## BEGIN

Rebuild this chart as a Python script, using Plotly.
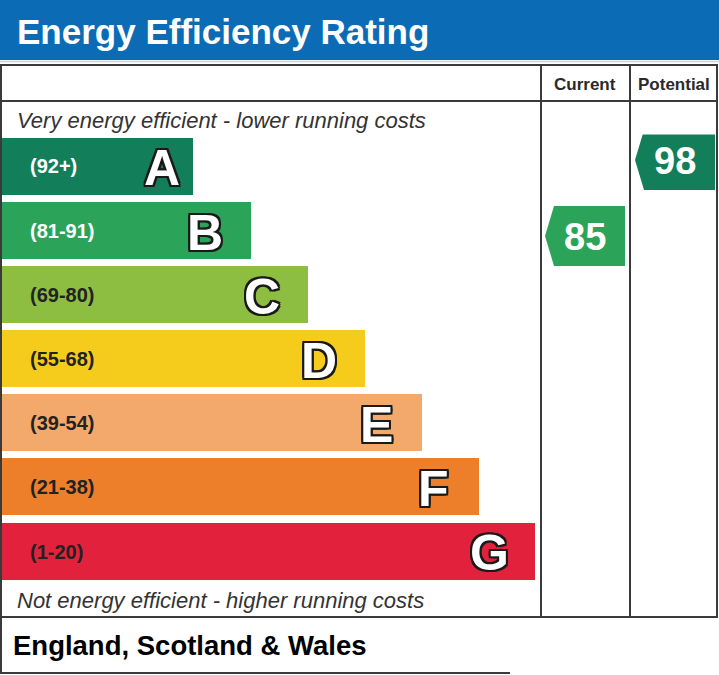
import plotly.graph_objects as go

W, H = 719, 675

# rating bands, top (best) to bottom (worst)
bands = ["A", "B", "C", "D", "E", "F", "G"]
ranges = ["(92+)", "(81-91)", "(69-80)", "(55-68)", "(39-54)", "(21-38)", "(1-20)"]
band_min = [92, 81, 69, 55, 39, 21, 1]
band_max = [100, 91, 80, 68, 54, 38, 20]
bar_len = [193, 251, 308, 365, 422, 479, 535]
band_colors = ["#127f5a", "#2ba45a", "#8dbe42", "#f5cc1c", "#f2a96b", "#ed7f2a", "#e2213d"]
range_font_colors = ["white", "white", "#222222", "#222222", "#222222", "#222222", "#222222"]

current_rating = 85
potential_rating = 98

FONT = "Liberation Sans, Arial, sans-serif"
LINE = "#3a3a3a"


def band_of(rating):
    for i, lo in enumerate(band_min):
        if rating >= lo:
            return i
    return len(band_min) - 1


def rating_pos(rating):
    # arrow sits in its band, nudged a little by where the rating falls inside it
    i = band_of(rating)
    frac = (rating - band_min[i]) / (band_max[i] - band_min[i] + 1)
    return i + (0.5 - frac) * 0.6


def px(x):
    return x / W


def py(y):
    return 1 - y / H


fig = go.Figure()

# the coloured bands
fig.add_trace(go.Bar(
    orientation="h", x=bar_len, y=list(range(len(bands))),
    width=57 / 64.17, marker=dict(color=band_colors, line=dict(width=0)),
    hoverinfo="skip", showlegend=False,
))

# range labels and band letters
outline = ", ".join(f"{dx}px {dy}px 0 #1a1a1a" for dx, dy in
                    [(-2, -2), (2, -2), (-2, 2), (2, 2), (0, 2), (2, 0), (0, -2), (-2, 0)])
for i, b in enumerate(bands):
    fig.add_annotation(x=28, y=i, xref="x", yref="y", text=ranges[i], showarrow=False,
                       xanchor="left", yanchor="middle",
                       font=dict(family=FONT, size=20, color=range_font_colors[i], weight="bold"))
    inset = 31 if i == 0 else 46
    fig.add_annotation(x=bar_len[i] - inset, y=i + 0.03, xref="x", yref="y", text=b,
                       showarrow=False, xanchor="center", yanchor="middle",
                       font=dict(family=FONT, size=50, color="white", weight="bold", shadow=outline))

# current / potential arrows
half = 0.4675
for rating, (x0, x1) in [(current_rating, (545, 625)), (potential_rating, (635, 715))]:
    i = band_of(rating)
    yc = rating_pos(rating)
    tip = 9
    fig.add_trace(go.Scatter(
        x=[x0, x0 + tip, x1, x1, x0 + tip, x0],
        y=[yc, yc - half, yc - half, yc + half, yc + half, yc],
        fill="toself", fillcolor=band_colors[i], mode="lines", line=dict(width=0),
        hoverinfo="skip", showlegend=False,
    ))
    fig.add_annotation(x=(x0 + x1) / 2, y=yc + 0.02, xref="x", yref="y", text=str(rating),
                       showarrow=False, xanchor="center", yanchor="middle",
                       font=dict(family=FONT, size=38, color="white", weight="bold"))

shapes = [
    # header band
    dict(type="rect", xref="paper", yref="paper", x0=0, x1=1, y0=py(60), y1=1,
         fillcolor="#0b6cb5", line=dict(width=0), layer="below"),
    dict(type="line", xref="paper", yref="paper", x0=0, x1=1, y0=py(61.5), y1=py(61.5),
         line=dict(color="#c8d4e0", width=1.5)),
    # table frame
    dict(type="rect", xref="paper", yref="paper", x0=px(1), x1=px(717), y0=py(617), y1=py(65),
         line=dict(color=LINE, width=2)),
    dict(type="line", xref="paper", yref="paper", x0=px(1), x1=px(717), y0=py(101), y1=py(101),
         line=dict(color=LINE, width=2)),
    dict(type="line", xref="paper", yref="paper", x0=px(541), x1=px(541), y0=py(65), y1=py(617),
         line=dict(color=LINE, width=2)),
    dict(type="line", xref="paper", yref="paper", x0=px(630), x1=px(630), y0=py(65), y1=py(617),
         line=dict(color=LINE, width=2)),
    # footer box
    dict(type="line", xref="paper", yref="paper", x0=px(1), x1=px(1), y0=py(617), y1=py(673),
         line=dict(color=LINE, width=2)),
    dict(type="line", xref="paper", yref="paper", x0=0, x1=px(510), y0=py(673), y1=py(673),
         line=dict(color=LINE, width=2)),
]

texts = [
    dict(x=px(15), y=py(31), text="Energy Efficiency Rating", xanchor="left",
         font=dict(family=FONT, size=35, color="white", weight="bold")),
    dict(x=px(585), y=py(84), text="Current", xanchor="center",
         font=dict(family=FONT, size=17, color="#2a2a2a", weight="bold")),
    dict(x=px(674), y=py(84), text="Potential", xanchor="center",
         font=dict(family=FONT, size=17, color="#2a2a2a", weight="bold")),
    dict(x=px(15), y=py(120), text="Very energy efficient - lower running costs", xanchor="left",
         font=dict(family=FONT, size=22, color="#333333", style="italic")),
    dict(x=px(15), y=py(600), text="Not energy efficient - higher running costs", xanchor="left",
         font=dict(family=FONT, size=22, color="#333333", style="italic")),
    dict(x=px(11), y=py(645), text="England, Scotland & Wales", xanchor="left",
         font=dict(family=FONT, size=27.5, color="black", weight="bold")),
]
for t in texts:
    fig.add_annotation(xref="paper", yref="paper", yanchor="middle", showarrow=False, **t)

fig.update_layout(
    width=W, height=H, margin=dict(l=0, r=0, t=0, b=0),
    paper_bgcolor="white", plot_bgcolor="rgba(0,0,0,0)",
    shapes=shapes, bargap=0, showlegend=False,
    xaxis=dict(range=[0, W], domain=[0, 1], visible=False, fixedrange=True),
    yaxis=dict(range=[6.5, -0.5], domain=[py(583.6), py(134.4)], visible=False, fixedrange=True),
)

fig.write_html("out.html", config={"displayModeBar": False},
               post_script="document.body.style.margin='0';")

## END

*Task to carry out*: Every line of text is to be repeated exactly; pictures are left out.

*Final answer*:
Rebuild this chart as a Python script, using Plotly.
import plotly.graph_objects as go

W, H = 719, 675

# rating bands, top (best) to bottom (worst)
bands = ["A", "B", "C", "D", "E", "F", "G"]
ranges = ["(92+)", "(81-91)", "(69-80)", "(55-68)", "(39-54)", "(21-38)", "(1-20)"]
band_min = [92, 81, 69, 55, 39, 21, 1]
band_max = [100, 91, 80, 68, 54, 38, 20]
bar_len = [193, 251, 308, 365, 422, 479, 535]
band_colors = ["#127f5a", "#2ba45a", "#8dbe42", "#f5cc1c", "#f2a96b", "#ed7f2a", "#e2213d"]
range_font_colors = ["white", "white", "#222222", "#222222", "#222222", "#222222", "#222222"]

current_rating = 85
potential_rating = 98

FONT = "Liberation Sans, Arial, sans-serif"
LINE = "#3a3a3a"


def band_of(rating):
    for i, lo in enumerate(band_min):
        if rating >= lo:
            return i
    return len(band_min) - 1


def rating_pos(rating):
    # arrow sits in its band, nudged a little by where the rating falls inside it
    i = band_of(rating)
    frac = (rating - band_min[i]) / (band_max[i] - band_min[i] + 1)
    return i + (0.5 - frac) * 0.6


def px(x):
    return x / W


def py(y):
    return 1 - y / H


fig = go.Figure()

# the coloured bands
fig.add_trace(go.Bar(
    orientation="h", x=bar_len, y=list(range(len(bands))),
    width=57 / 64.17, marker=dict(color=band_colors, line=dict(width=0)),
    hoverinfo="skip", showlegend=False,
))

# range labels and band letters
outline = ", ".join(f"{dx}px {dy}px 0 #1a1a1a" for dx, dy in
                    [(-2, -2), (2, -2), (-2, 2), (2, 2), (0, 2), (2, 0), (0, -2), (-2, 0)])
for i, b in enumerate(bands):
    fig.add_annotation(x=28, y=i, xref="x", yref="y", text=ranges[i], showarrow=False,
                       xanchor="left", yanchor="middle",
                       font=dict(family=FONT, size=20, color=range_font_colors[i], weight="bold"))
    inset = 31 if i == 0 else 46
    fig.add_annotation(x=bar_len[i] - inset, y=i + 0.03, xref="x", yref="y", text=b,
                       showarrow=False, xanchor="center", yanchor="middle",
                       font=dict(family=FONT, size=50, color="white", weight="bold", shadow=outline))

# current / potential arrows
half = 0.4675
for rating, (x0, x1) in [(current_rating, (545, 625)), (potential_rating, (635, 715))]:
    i = band_of(rating)
    yc = rating_pos(rating)
    tip = 9
    fig.add_trace(go.Scatter(
        x=[x0, x0 + tip, x1, x1, x0 + tip, x0],
        y=[yc, yc - half, yc - half, yc + half, yc + half, yc],
        fill="toself", fillcolor=band_colors[i], mode="lines", line=dict(width=0),
        hoverinfo="skip", showlegend=False,
    ))
    fig.add_annotation(x=(x0 + x1) / 2, y=yc + 0.02, xref="x", yref="y", text=str(rating),
                       showarrow=False, xanchor="center", yanchor="middle",
                       font=dict(family=FONT, size=38, color="white", weight="bold"))

shapes = [
    # header band
    dict(type="rect", xref="paper", yref="paper", x0=0, x1=1, y0=py(60), y1=1,
         fillcolor="#0b6cb5", line=dict(width=0), layer="below"),
    dict(type="line", xref="paper", yref="paper", x0=0, x1=1, y0=py(61.5), y1=py(61.5),
         line=dict(color="#c8d4e0", width=1.5)),
    # table frame
    dict(type="rect", xref="paper", yref="paper", x0=px(1), x1=px(717), y0=py(617), y1=py(65),
         line=dict(color=LINE, width=2)),
    dict(type="line", xref="paper", yref="paper", x0=px(1), x1=px(717), y0=py(101), y1=py(101),
         line=dict(color=LINE, width=2)),
    dict(type="line", xref="paper", yref="paper", x0=px(541), x1=px(541), y0=py(65), y1=py(617),
         line=dict(color=LINE, width=2)),
    dict(type="line", xref="paper", yref="paper", x0=px(630), x1=px(630), y0=py(65), y1=py(617),
         line=dict(color=LINE, width=2)),
    # footer box
    dict(type="line", xref="paper", yref="paper", x0=px(1), x1=px(1), y0=py(617), y1=py(673),
         line=dict(color=LINE, width=2)),
    dict(type="line", xref="paper", yref="paper", x0=0, x1=px(510), y0=py(673), y1=py(673),
         line=dict(color=LINE, width=2)),
]

texts = [
    dict(x=px(15), y=py(31), text="Energy Efficiency Rating", xanchor="left",
         font=dict(family=FONT, size=35, color="white", weight="bold")),
    dict(x=px(585), y=py(84), text="Current", xanchor="center",
         font=dict(family=FONT, size=17, color="#2a2a2a", weight="bold")),
    dict(x=px(674), y=py(84), text="Potential", xanchor="center",
         font=dict(family=FONT, size=17, color="#2a2a2a", weight="bold")),
    dict(x=px(15), y=py(120), text="Very energy efficient - lower running costs", xanchor="left",
         font=dict(family=FONT, size=22, color="#333333", style="italic")),
    dict(x=px(15), y=py(600), text="Not energy efficient - higher running costs", xanchor="left",
         font=dict(family=FONT, size=22, color="#333333", style="italic")),
    dict(x=px(11), y=py(645), text="England, Scotland & Wales", xanchor="left",
         font=dict(family=FONT, size=27.5, color="black", weight="bold")),
]
for t in texts:
    fig.add_annotation(xref="paper", yref="paper", yanchor="middle", showarrow=False, **t)

fig.update_layout(
    width=W, height=H, margin=dict(l=0, r=0, t=0, b=0),
    paper_bgcolor="white", plot_bgcolor="rgba(0,0,0,0)",
    shapes=shapes, bargap=0, showlegend=False,
    xaxis=dict(range=[0, W], domain=[0, 1], visible=False, fixedrange=True),
    yaxis=dict(range=[6.5, -0.5], domain=[py(583.6), py(134.4)], visible=False, fixedrange=True),
)

fig.write_html("out.html", config={"displayModeBar": False},
               post_script="document.body.style.margin='0';")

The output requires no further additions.